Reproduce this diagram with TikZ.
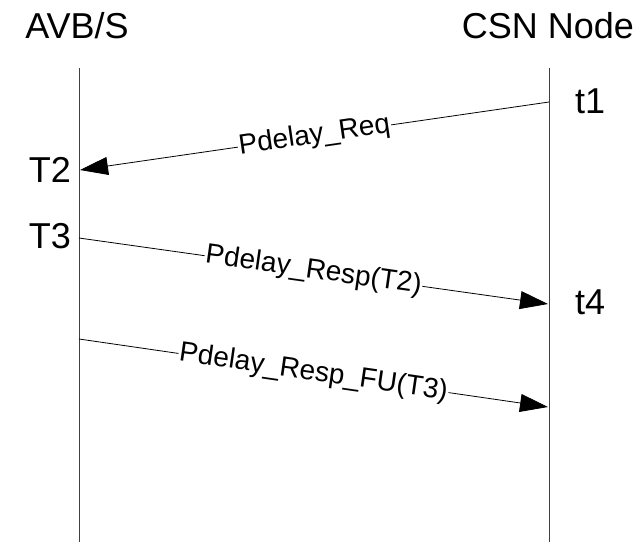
\documentclass[tikz,border=0pt]{standalone}
\usepackage{fontspec}
\setmainfont{Liberation Sans}
\usetikzlibrary{arrows.meta}
\begin{document}
\begin{tikzpicture}[x=1pt,y=-1pt,
  party/.style={font=\fontsize{36}{42}\selectfont, inner sep=0pt, anchor=base},
  stamp/.style={font=\fontsize{36}{42}\selectfont, inner sep=0pt},
  lifeline/.style={draw=black!75, line width=0.9pt},
  msg/.style={draw=black, line width=0.8pt, -{Triangle[length=28pt,width=18pt]}},
  msglabel/.style={font=\fontsize{28}{33}\selectfont, fill=white, inner sep=1pt, sloped, midway}]
  \useasboundingbox (0,0) rectangle (643,542);

  % participants
  \node[party] (avb) at (77,38) {AVB/S};
  \node[party] (csn) at (548,38) {CSN Node};

  % lifelines
  \coordinate (avbtop) at (79,68);
  \coordinate (avbbot) at (79,542);
  \coordinate (csntop) at (549,68);
  \coordinate (csnbot) at (549,542);
  \draw[lifeline] (avbtop) -- (avbbot);
  \draw[lifeline] (csntop) -- (csnbot);

  % message end points
  \coordinate (t1) at (549,102);
  \coordinate (T2) at (80,170);
  \coordinate (T3) at (79,238);
  \coordinate (t4) at (548,304);
  \coordinate (fu) at (79,339);
  \coordinate (fuend) at (548,407);

  % time stamps
  \node[stamp, anchor=base west] (lt1) at (575,113) {t1};
  \node[stamp, anchor=base east] (lT2) at (71,182) {T2};
  \node[stamp, anchor=base east] (lT3) at (71,248) {T3};
  \node[stamp, anchor=base west] (lt4) at (575,314) {t4};

  % messages
  \draw[msg] (t1) -- node[msglabel] (req) {Pdelay\_Req} (T2);
  \draw[msg] (T3) -- node[msglabel] (resp) {Pdelay\_Resp(T2)} (t4);
  \draw[msg] (fu) -- node[msglabel] (respfu) {Pdelay\_Resp\_FU(T3)} (fuend);
\end{tikzpicture}
\end{document}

========================================

Task objective -
Except for the pictures, print the data above exactly.

Right answer -
Reproduce this diagram with TikZ.
\documentclass[tikz,border=0pt]{standalone}
\usepackage{fontspec}
\setmainfont{Liberation Sans}
\usetikzlibrary{arrows.meta}
\begin{document}
\begin{tikzpicture}[x=1pt,y=-1pt,
  party/.style={font=\fontsize{36}{42}\selectfont, inner sep=0pt, anchor=base},
  stamp/.style={font=\fontsize{36}{42}\selectfont, inner sep=0pt},
  lifeline/.style={draw=black!75, line width=0.9pt},
  msg/.style={draw=black, line width=0.8pt, -{Triangle[length=28pt,width=18pt]}},
  msglabel/.style={font=\fontsize{28}{33}\selectfont, fill=white, inner sep=1pt, sloped, midway}]
  \useasboundingbox (0,0) rectangle (643,542);

  % participants
  \node[party] (avb) at (77,38) {AVB/S};
  \node[party] (csn) at (548,38) {CSN Node};

  % lifelines
  \coordinate (avbtop) at (79,68);
  \coordinate (avbbot) at (79,542);
  \coordinate (csntop) at (549,68);
  \coordinate (csnbot) at (549,542);
  \draw[lifeline] (avbtop) -- (avbbot);
  \draw[lifeline] (csntop) -- (csnbot);

  % message end points
  \coordinate (t1) at (549,102);
  \coordinate (T2) at (80,170);
  \coordinate (T3) at (79,238);
  \coordinate (t4) at (548,304);
  \coordinate (fu) at (79,339);
  \coordinate (fuend) at (548,407);

  % time stamps
  \node[stamp, anchor=base west] (lt1) at (575,113) {t1};
  \node[stamp, anchor=base east] (lT2) at (71,182) {T2};
  \node[stamp, anchor=base east] (lT3) at (71,248) {T3};
  \node[stamp, anchor=base west] (lt4) at (575,314) {t4};

  % messages
  \draw[msg] (t1) -- node[msglabel] (req) {Pdelay\_Req} (T2);
  \draw[msg] (T3) -- node[msglabel] (resp) {Pdelay\_Resp(T2)} (t4);
  \draw[msg] (fu) -- node[msglabel] (respfu) {Pdelay\_Resp\_FU(T3)} (fuend);
\end{tikzpicture}
\end{document}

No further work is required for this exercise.